WASHINGTON, DC, May 30, 2014 -- As part of the Obama Administration's continued effort to bring relief to communities across the state of California affected by the enduring drought, the U.S. Department of Interior recently announced that the Bureau of Reclamation will invest $20 million in nine water reclamation and reuse projects throughout the region.
"Climate change impacts are being felt across the landscape in California, but we can bring some relief to the drought-stricken region through innovative efforts that will provide communities with a new source of water, support jobs and stretch their limited water supplies," said Secretary of Interior Sally Jewell. "The National Climate Assessment that was just released warns that heat, drought and competition for water supplies will only increase in California with continued climate change, making water reclamation and reuse an important tool in our efforts to combat climate change."
The Interior's WaterSMART Program provided the funding for the California projects under Title XVI of the Reclamation Wastewater and Groundwater Study and Facilities Act. Through the Title XVI program, Interior's Bureau of Reclamation provides funding for projects that reclaim and reuse municipal, industrial, domestic, or agricultural wastewater and naturally-impaired ground or surface waters. The nine projects in California will receive cost-shared funding for planning, design and construction of their projects.

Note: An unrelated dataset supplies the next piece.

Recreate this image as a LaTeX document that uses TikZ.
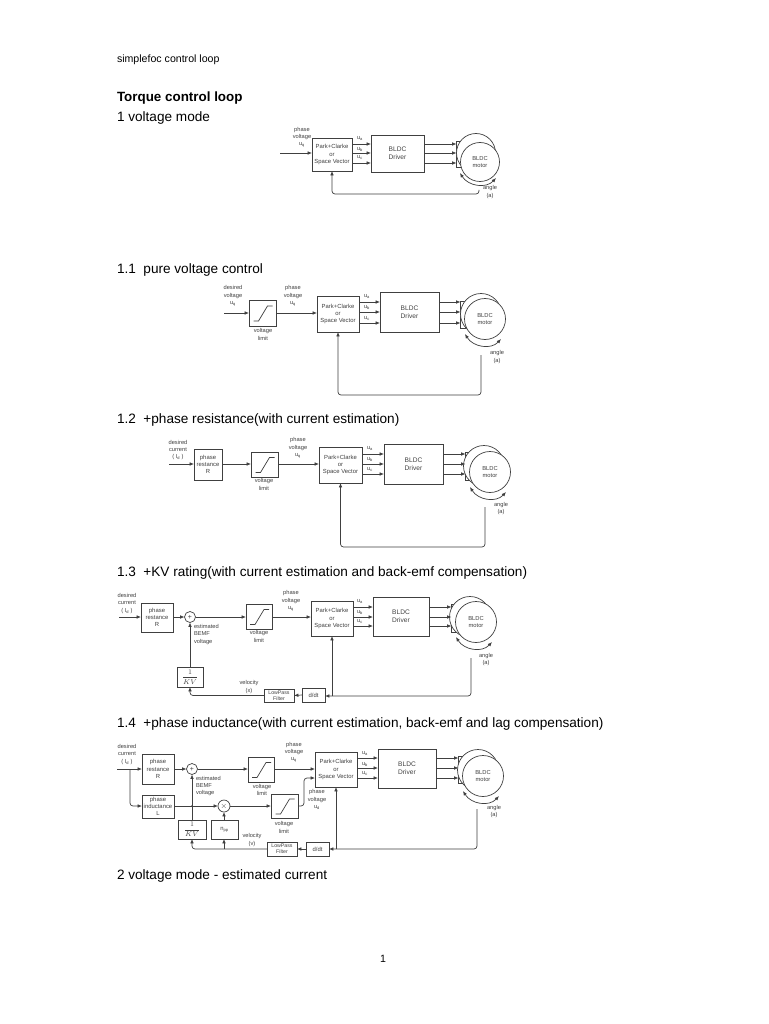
\documentclass[tikz,border=0pt]{standalone}
\usepackage{fontspec}
\setmainfont{Liberation Sans}
\usetikzlibrary{arrows.meta,calc}
\definecolor{ink}{gray}{0.25}
\newcounter{lblno}
\tikzset{
 every node/.style={inner sep=0pt,outer sep=0pt},
 blk/.style={draw=ink,line width=.8pt,fill=white,align=center,text=ink,font=\fontsize{5.9}{7.3}\selectfont},
 big/.style={font=\fontsize{6.6}{8}\selectfont},
 lbl/.style={align=center,text=ink,font=\fontsize{5.7}{7.3}\selectfont},
 lblw/.style={lbl,align=left,anchor=west},
 wire/.style={draw=ink,line width=.7pt},
 arr/.style={wire,-{Latex[length=4.4pt,width=3.6pt]}},
 arrb/.style={wire,{Latex[length=4.4pt,width=3.6pt]}-{Latex[length=4.4pt,width=3.6pt]}},
 fbk/.style={arr,rounded corners=3pt},
 ring/.style={draw=ink,line width=.7pt,circle,fill=white,align=center,text=ink,font=\fontsize{5.8}{7.3}\selectfont},
 head/.style={anchor=base west,font=\fontsize{13.6}{15}\selectfont},
 tiny/.style={font=\fontsize{5.2}{6}\selectfont},
 frac/.style={font=\fontsize{7}{8}\selectfont},
}
\newcommand\bx[7]{\node[blk,#1,minimum width={(#5-#3)*1pt},minimum height={(#6-#4)*1pt}] (#2) at ({(#3+#5)/2},{(#4+#6)/2}) {#7};}
\newcommand\lb[3]{\stepcounter{lblno}\node[lbl] (lab\arabic{lblno}) at (#1,#2) {#3};}
\newcommand\sat[1]{\draw[wire] ([shift={(-9,8)}]#1.center) -- ([shift={(-4,8)}]#1.center) -- ([shift={(5,-7)}]#1.center) -- ([shift={(10,-7)}]#1.center);}
\newcommand\motor[9]{%
 \node[draw=ink,line width=.6pt,fill=white,minimum width=5pt,minimum height={(#8-#7)*1pt},anchor=north east] (#1s) at ({#4-#6+1},#7) {};
 \node[ring,minimum size={2*#6*1pt}] (#1o) at (#2,#3) {};
 \node[ring,minimum size={2*#6*1pt}] (#1i) at (#4,#5) {BLDC\\motor};
 \coordinate (#1p) at ({#4-20},{#5+15+#9});
 \coordinate (#1q) at ({#4+16},{#5+20+#9});
 \coordinate (#1c) at ({#4-12},{#5+28+#9});
 \coordinate (#1d) at ({#4+6},{#5+31+#9});
 \draw[arrb] (#1p) .. controls (#1c) and (#1d) .. (#1q);
}
\newcommand\three[6]{% park, driver, stator, y1,y2,y3
 \draw[arr] (#1.east |- 0,#4) -- (#2.west |- 0,#4);
 \draw[arr] (#1.east |- 0,#5) -- (#2.west |- 0,#5);
 \draw[arr] (#1.east |- 0,#6) -- (#2.west |- 0,#6);
 \draw[arr] (#2.east |- 0,#4) -- (#3.west |- 0,#4);
 \draw[arr] (#2.east |- 0,#5) -- (#3.west |- 0,#5);
 \draw[arr] (#2.east |- 0,#6) -- (#3.west |- 0,#6);
}
\newcommand\us[4]{\lb{#1}{#2}{u\textsubscript{a}}\lb{#1}{#3}{u\textsubscript{b}}\lb{#1}{#4}{u\textsubscript{c}}}
\begin{document}
\begin{tikzpicture}[x=1pt,y=-1pt]
\useasboundingbox[fill=white] (0,0) rectangle (768,1024);
% page text
\node[head,font=\fontsize{10.6}{12}\selectfont] (t0) at (117,63) {simplefoc control loop};
\node[head,font=\bfseries\fontsize{13.4}{15}\selectfont] (t1) at (117,102) {Torque control loop};
\node[head] (t2) at (117,122) {1 voltage mode};
\node[head] (t3) at (117,273) {1.1\ \ pure voltage control};
\node[head] (t4) at (117,423) {1.2\ \ +phase resistance(with current estimation)};
\node[head] (t5) at (117,576) {1.3\ \ +KV rating(with current estimation and back-emf compensation)};
\node[head] (t6) at (117,727) {1.4\ \ +phase inductance(with current estimation, back-emf and lag compensation)};
\node[head] (t7) at (117,879) {2 voltage mode - estimated current};
\node[head,anchor=base,font=\fontsize{10.6}{12}\selectfont] (pg) at (383,962) {1};

% diagram 0
\bx{}{p0}{312}{138}{352}{171}{Park+Clarke\\or\\Space Vector}
\bx{big}{d0}{371}{135}{424}{172}{BLDC\\Driver}
\motor{m0}{476}{153}{480}{162}{19.5}{141}{167}{-4}
\three{p0}{d0}{m0s}{144}{153}{163}
\coordinate (i0) at (280,153);
\draw[arr] (i0) -- (p0.west |- i0);
\lb{302}{137.5}{phase\\voltage\\u\textsubscript{q}}
\us{360}{139}{150}{158}
\lb{490}{192}{angle\\(a)}
\coordinate (f0) at (479,190);
\coordinate (f0c) at (479,194);
\draw[fbk] (f0) -- (f0c) -- (p0.south |- f0c) -- (p0.south);

% diagram 1
\bx{}{s1}{249}{300}{276}{326}{}
\sat{s1}
\bx{}{p1}{317}{296}{359}{332}{Park+Clarke\\or\\Space Vector}
\bx{big}{d1}{380}{292}{439}{332}{BLDC\\Driver}
\motor{m1}{481}{314}{485}{319}{20.5}{301}{328}{0}
\three{p1}{d1}{m1s}{302}{312}{323}
\coordinate (i1) at (224,313);
\draw[arr] (i1) -- (s1.west |- i1);
\draw[arr] (s1.east |- i1) -- (p1.west |- i1);
\lb{233}{296}{desired\\voltage\\u\textsubscript{q}}
\lb{293}{296}{phase\\voltage\\u\textsubscript{q}}
\lb{263}{334.5}{voltage\\limit}
\us{367}{297}{308}{319}
\lb{497}{357}{angle\\(a)}
\coordinate (f1) at (481,355);
\coordinate (f1c) at (481,395);
\draw[fbk] (f1) -- (f1c) -- (p1.south |- f1c) -- (p1.south);

% diagram 2
\bx{}{r2}{194}{449}{222}{480}{phase\\restance\\R}
\bx{}{s2}{251}{452}{278}{477}{}
\sat{s2}
\bx{}{p2}{319}{447}{362}{483}{Park+Clarke\\or\\Space Vector}
\bx{big}{d2}{384}{444}{443}{484}{BLDC\\Driver}
\motor{m2}{484}{466}{490}{472}{20.5}{452}{480}{0}
\three{p2}{d2}{m2s}{454}{464}{474}
\coordinate (i2) at (169,464);
\draw[arr] (i2) -- (r2.west |- i2);
\draw[arr] (r2.east |- i2) -- (s2.west |- i2);
\draw[arr] (s2.east |- i2) -- (p2.west |- i2);
\lb{178}{450}{desired\\current\\( I\textsubscript{d} )}
\lb{298}{448}{phase\\voltage\\u\textsubscript{q}}
\lb{264}{484.5}{voltage\\limit}
\us{370}{449}{460}{470}
\lb{501}{508.5}{angle\\(a)}
\coordinate (f2) at (485,507);
\coordinate (f2c) at (485,547);
\draw[fbk] (f2) -- (f2c) -- (p2.south |- f2c) -- (p2.south);

% diagram 3
\bx{}{r3}{141}{603}{173}{632}{phase\\restance\\R}
\node[ring,minimum size=11pt,font=\fontsize{7}{7}\selectfont] (a3) at (190,617) {+};
\bx{}{s3}{246}{604}{272}{629}{}
\sat{s3}
\bx{}{p3}{311}{601}{353}{636}{Park+Clarke\\or\\Space Vector}
\bx{big}{d3}{373}{597}{429}{636}{BLDC\\Driver}
\motor{m3}{470}{617}{476}{622}{20.5}{604}{632}{0}
\three{p3}{d3}{m3s}{607}{617}{626}
\bx{frac}{k3}{177}{667}{203}{687}{$\displaystyle\frac{1}{KV}$}
\bx{tiny}{l3}{264}{689}{294}{702}{LowPass\\Filter}
\bx{}{q3}{302}{688}{325}{702}{d/dt}
\coordinate (i3) at (119,617);
\draw[arr] (i3) -- (r3.west |- i3);
\draw[arr] (r3.east |- i3) -- (a3.west);
\draw[arr] (a3.east) -- (s3.west |- a3.east);
\draw[arr] (s3.east |- a3.east) -- (p3.west |- a3.east);
\draw[arr] (k3.north) -- (a3.south);
\coordinate (f3) at (471,658);
\coordinate (f3c) at (471,696);
\draw[fbk] (f3) -- (f3c) -- (q3.east |- f3c);
\draw[arr] (p3.south |- f3c) -- (p3.south);
\draw[arr] (q3.west) -- (l3.east);
\coordinate (v3) at (k3.south |- l3.west);
\draw[fbk] (l3.west) -- (v3) -- (k3.south);
\lb{127}{603.5}{desired\\current\\( I\textsubscript{d} )}
\lb{291}{601}{phase\\voltage\\u\textsubscript{q}}
\lb{259}{636.5}{voltage\\limit}
\node[lblw] (e3) at (194,634.5) {estimated\\BEMF\\voltage};
\lb{249}{687}{velocity\\(x)}
\us{360}{602}{613}{622}
\lb{486}{659.5}{angle\\(a)}

% diagram 4
\bx{}{r4}{142}{754}{174}{784}{phase\\restance\\R}
\bx{}{n4}{142}{795}{174}{818}{phase\\inductance\\L}
\node[ring,minimum size=11pt,font=\fontsize{7}{7}\selectfont] (a4) at (192,769) {+};
\node[ring,minimum size=12pt,font=\fontsize{8}{8}\selectfont] (x4) at (224,806) {$\times$};
\bx{}{s4}{248}{757}{274}{782}{}
\sat{s4}
\bx{}{t4b}{271}{794}{298}{818}{}
\sat{t4b}
\bx{}{p4}{315}{752}{357}{787}{Park+Clarke\\or\\Space Vector}
\bx{big}{d4}{378}{749}{436}{788}{BLDC\\Driver}
\motor{m4}{478}{770}{483}{776}{20.5}{756}{783}{0}
\three{p4}{d4}{m4s}{758}{768}{778}
\bx{frac}{k4}{178}{820}{206}{839}{$\displaystyle\frac{1}{KV}$}
\bx{}{z4}{211}{820}{238}{839}{n\textsubscript{pp}}
\bx{tiny}{l4}{267}{842}{297}{856}{LowPass\\Filter}
\bx{}{q4}{306}{842}{329}{856}{d/dt}
\coordinate (i4) at (117,769);
\coordinate (j4) at (130,769);
\coordinate (j4b) at (130,806);
\draw[arr] (i4) -- (r4.west |- i4);
\draw[fbk] (j4) -- (j4b) -- (n4.west |- j4b);
\draw[arr] (r4.east |- a4.west) -- (a4.west);
\draw[arr] (a4.east) -- (s4.west |- a4.east);
\draw[arr] (s4.east |- a4.east) -- (p4.west |- a4.east);
\draw[arr] (n4.east |- x4.west) -- (x4.west);
\draw[arr] (x4.east) -- (t4b.west |- x4.east);
\coordinate (g4) at (304,806);
\coordinate (g4c) at (304,778);
\draw[fbk] (t4b.east |- g4) -- (g4) -- (g4c) -- (p4.west |- g4c);
\coordinate (w4) at (192,806);
\fill[ink] (w4) circle (1pt);
\draw[arr] (k4.north -| a4.south) -- (a4.south);
\draw[arr] (z4.north -| x4.south) -- (x4.south);
\coordinate (f4) at (477,809);
\coordinate (f4c) at (477,849);
\draw[fbk] (f4) -- (f4c) -- (q4.east |- f4c);
\draw[arr] (p4.south |- f4c) -- (p4.south);
\draw[arr] (q4.west) -- (l4.east);
\coordinate (v4) at (192,849);
\draw[fbk] (l4.west) -- (v4) -- (k4.south -| v4);
\coordinate (v4b) at (224,849);
\draw[arr] (v4b) -- (z4.south -| v4b);
\lb{127}{754.5}{desired\\current\\( I\textsubscript{d} )}
\lb{294}{752.5}{phase\\voltage\\u\textsubscript{q}}
\lb{317}{799.5}{phase\\voltage\\u\textsubscript{d}}
\lb{262}{790}{voltage\\limit}
\lb{284}{827.5}{voltage\\limit}
\node[lblw] (e4) at (196,786) {estimated\\BEMF\\voltage};
\lb{252}{840}{velocity\\(v)}
\us{365}{754}{765}{774}
\lb{494}{811.5}{angle\\(a)}
\end{tikzpicture}
\end{document}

WaterSMART is the Interior's sustainable water initiative that uses the best available science to improve water conservation and help water resource managers identify strategies to narrow the gap between supply and demand. Since its establishment in 2010, WaterSMART has provided more than $180 million in competitively-awarded funding to non-federal partners, including tribes, water districts, municipalities, and universities through WaterSMART Grants and the Title XVI Program.
"Through WaterSMART, the Bureau of Reclamation helps local communities invest in modern water conservation and other infrastructure projects across the West," said Bureau of Reclamation Acting Commissioner Lowell Pimley. "Through comprehensive Title XVI efforts, we helped conserve nearly 390,000 acre feet of water in 2013 -- enough to supply 1.5 million people with water for an entire year."
Proposals were ranked through a published set of criteria in which points were awarded for projects that effectively stretch water supplies and contribute to water supply sustainability; address water quality concerns or benefit endangered species; incorporate the use of renewable energy or address energy efficiency; deliver water at a reasonable cost relative to other water supply options; and meet other program goals.